Cuts ushered in by austerity economics, and an explosion of digital evidence in recent years, has left the system under significant pressure.

The FDA originally asked the public to email both Boris Johnson and Jeremy Hunt when they were battling for the premiership. Individuals wrote to both prime ministerial candidates, asking them to put justice on the agenda.

Even after the contest finished, more people sent messages, demanding that UK justice is saved. As Littlewood explained “the FDA was determined that Johnson should receive every single one.”

“Boris Johnson has entered No 10 with some big promises,” Littlewood said, “but he has failed to address the very real erosion of our Criminal Justice System. He’s said he will recruit 20,000 police officers. He wants to appear tough on crime. Say these officers arrest more individuals: without new prosecutors and defence lawyers, who will charge them? How will suspects be found innocent or guilty? How will justice be done?

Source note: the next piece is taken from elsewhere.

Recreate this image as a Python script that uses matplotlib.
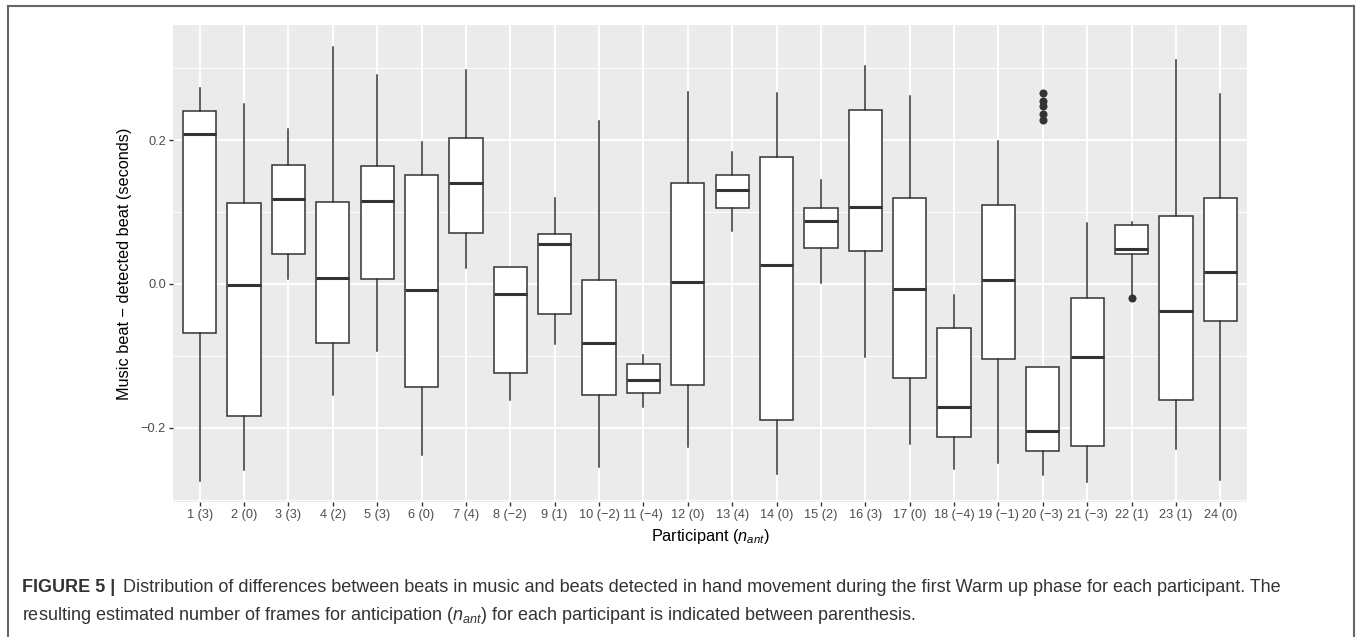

“For too long, the state of criminal justice in this country has been swept under the carpet. The Government believed the public wouldn’t fight for it. But these letters prove that they will.”

The FDA continues to run its Petition for Justice, which asks the Chancellor of the Exchequer to provide the funds to make the Manifesto’s demands a reality.

“We will keep speaking to the Prime Minister, the Chancellor and the Government about these issues,” Littlewood said. “We won’t stop until we can be sure that justice will be a thing of the future, not just the past.”